Retinal light adaptation—evidence for a feedback mechanism

Light adaptation is the adjustment of retinal response properties to variations in ambient illumination. It enables the encoding of visual information over a millionfold intensity range, from moonlight to broad daylight, despite the relatively small dynamic range of response of visual neurones. We have studied the effects of light adaptation on the dynamics and sensitivity of visual responses of neurones in the turtle retina, by measuring the responses of horizontal cells in the retina to light which was modulated with a sinusoidal time course around various mean levels. As a quantitative measure of the transduction from light to neural signals, we calculated the gain of response at each frequency. Gain is defined as the amplitude of the modulated response component divided by the amplitude of light modulation.
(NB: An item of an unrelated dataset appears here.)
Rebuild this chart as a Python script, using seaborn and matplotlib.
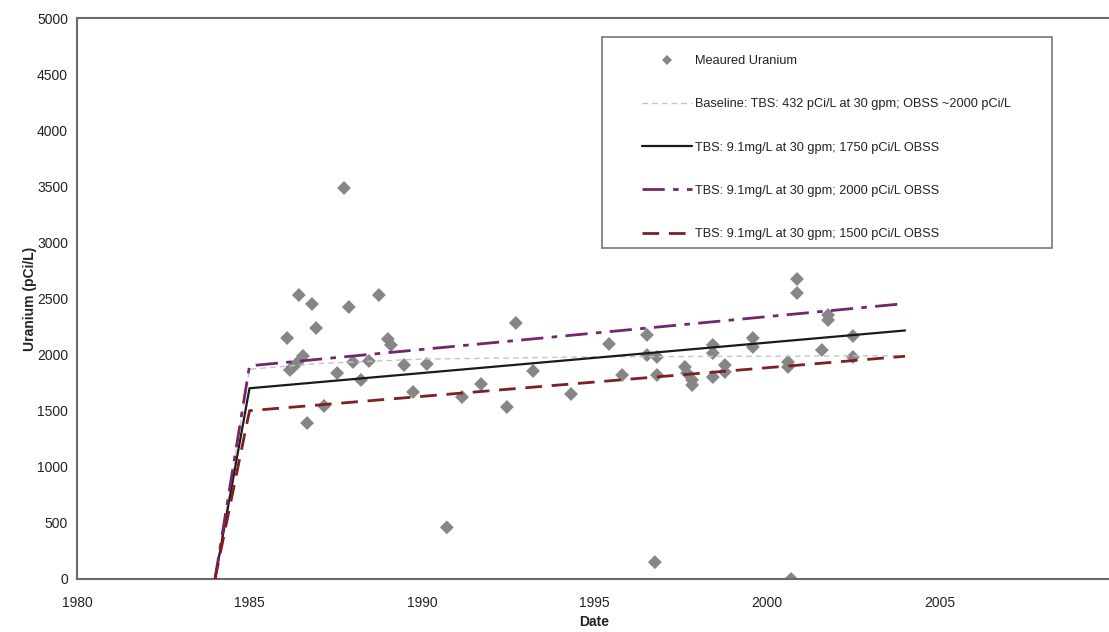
import matplotlib
matplotlib.use("Agg")
import matplotlib.pyplot as plt
import seaborn as sns
import pandas as pd
from matplotlib.lines import Line2D
from matplotlib.patches import Rectangle

# ---- data ----
sample_year = [1986.09, 1986.17, 1986.26, 1986.38, 1986.43, 1986.55, 1986.67, 1986.81, 1986.93,
               1987.16, 1987.54, 1987.74, 1987.88, 1988.00, 1988.23, 1988.46, 1988.75, 1989.01,
               1989.10, 1989.48, 1989.74, 1990.14, 1990.72, 1991.16, 1991.71, 1992.46, 1992.72,
               1993.22, 1994.32, 1995.42, 1995.80, 1996.52, 1996.52, 1996.75, 1996.81, 1996.81,
               1997.62, 1997.68, 1997.83, 1997.83, 1998.43, 1998.43, 1998.43, 1998.78, 1998.78,
               1999.59, 1999.59, 2000.61, 2000.61, 2000.87, 2000.87, 2000.70, 2001.59, 2001.77,
               2001.77, 2002.49, 2002.49]
sample_uranium = [2148, 1863, 1890, 1925, 2531, 1988, 1390, 2451, 2237,
                  1542, 1836, 3485, 2424, 1934, 1774, 1943, 2531, 2139,
                  2086, 1907, 1667, 1916, 460, 1622, 1738, 1533, 2282,
                  1854, 1649, 2095, 1818, 2175, 1996, 150, 1979, 1818,
                  1890, 1836, 1774, 1729, 2086, 2014, 1800, 1907, 1845,
                  2148, 2068, 1934, 1890, 2674, 2549, 0, 2041, 2353,
                  2308, 2166, 1979]

model_year = [1984, 1985, 2004]
tbs_1750 = [0, 1700, 2215]
tbs_2000 = [0, 1900, 2455]
tbs_1500 = [0, 1500, 1985]

baseline_year = [1984, 1985, 1987, 1990, 1995, 2004]
baseline = [0, 1870, 1920, 1960, 1980, 1990]

labels = ["Meaured Uranium",
          "Baseline: TBS: 432 pCi/L at 30 gpm; OBSS ~2000 pCi/L",
          "TBS: 9.1mg/L at 30 gpm; 1750 pCi/L OBSS",
          "TBS: 9.1mg/L at 30 gpm; 2000 pCi/L OBSS",
          "TBS: 9.1mg/L at 30 gpm; 1500 pCi/L OBSS"]

x_ticks = [1980, 1985, 1990, 1995, 2000, 2005]
y_ticks = [0, 500, 1000, 1500, 2000, 2500, 3000, 3500, 4000, 4500, 5000]

# ---- styling ----
sns.set_theme(style="white")
plt.rcParams['font.family'] = ['Liberation Sans', 'DejaVu Sans']

W, H = 1109, 632
fig = plt.figure(figsize=(W / 100, H / 100), dpi=100)
ax = fig.add_axes([77 / W, (H - 579) / H, 1035 / W, 561 / H])

pt_color = "#868686"
c_base = "#c4c4c4"
c_solid = "#1a1a1a"
c_dd = "#73266c"
c_dash = "#7f1f1f"

df_pts = pd.DataFrame({"year": sample_year, "u": sample_uranium})
sns.scatterplot(data=df_pts, x="year", y="u", ax=ax, marker="D", s=50,
                color=pt_color, edgecolor="none", zorder=2)

sns.lineplot(x=baseline_year, y=baseline, ax=ax, color=c_base, lw=1.0,
             zorder=3).lines[-1].set_dashes([4, 3])
sns.lineplot(x=model_year, y=tbs_1750, ax=ax, color=c_solid, lw=1.6, zorder=4)
l_dd = sns.lineplot(x=model_year, y=tbs_2000, ax=ax, color=c_dd, lw=2.0, zorder=4).lines[-1]
l_dd.set_dashes([8, 3, 2, 3])
l_da = sns.lineplot(x=model_year, y=tbs_1500, ax=ax, color=c_dash, lw=2.0, zorder=4).lines[-1]
l_da.set_dashes([6, 3.5])

ax.set_xlim(1980, 2010)
ax.set_ylim(0, 5000)
ax.set_xticks(x_ticks)
ax.set_xticks(range(1980, 2011), minor=True)
ax.set_yticks(y_ticks)
ax.tick_params(axis="both", which="both", direction="out", length=3.5, width=1,
               color="#555555", labelsize=10, labelcolor="#222222", pad=3)
ax.tick_params(axis="x", which="major", pad=9)
ax.set_xlabel("Date", fontsize=10, fontweight="bold", color="#222222", labelpad=3)
ax.set_ylabel("Uranium (pCi/L)", fontsize=10, fontweight="bold", color="#222222")
ax.yaxis.set_label_coords(-40 / 1035, 0.5)
ax.grid(False)
for side in ["left", "bottom", "top"]:
    ax.spines[side].set_color("#6a6a6a")
    ax.spines[side].set_linewidth(1.5)
ax.spines["right"].set_visible(False)

handles = [
    Line2D([], [], marker="D", color=pt_color, linestyle="none", markersize=5.5, markeredgewidth=0),
    Line2D([], [], color=c_base, lw=1.0, dashes=[4, 3]),
    Line2D([], [], color=c_solid, lw=1.6),
    Line2D([], [], color=c_dd, lw=2.0, dashes=[8, 3, 2, 3]),
    Line2D([], [], color=c_dash, lw=2.0, dashes=[6, 3.5]),
]
leg = ax.legend(handles, labels, loc="upper left",
                bbox_to_anchor=(642 / W, 1 - 55 / H), bbox_transform=fig.transFigure,
                fontsize=9.2, frameon=False, labelspacing=2.45,
                handlelength=3.9, handletextpad=0.25, borderpad=0, borderaxespad=0)
for t in leg.get_texts():
    t.set_color("#222222")

# legend frame
fig.patches.append(Rectangle((602 / W, 1 - 248 / H), (1052 - 602) / W, (248 - 37) / H,
                             transform=fig.transFigure, fill=False,
                             edgecolor="#777777", linewidth=1.2, zorder=5))

fig.savefig("out.png", dpi=100)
We report here that the gain (mV photon−1) at low temporal frequencies decreased as the mean light level increased. Over a 2 log-unit range of mean light levels, low-frequency gain was inversely proportional to the mean light level, as in Weber's law. However, at high temporal frequencies, the gain was almost independent of mean light level. Our results are reminiscent of Kelly's1 results on human temporal-frequency sensitivity in various states of light adaptation. We found that a family of horizontal-cell temporal frequency responses, measured at various mean light levels, could be accounted for by a negative feedback model in which the feedback strength is proportional to mean light level.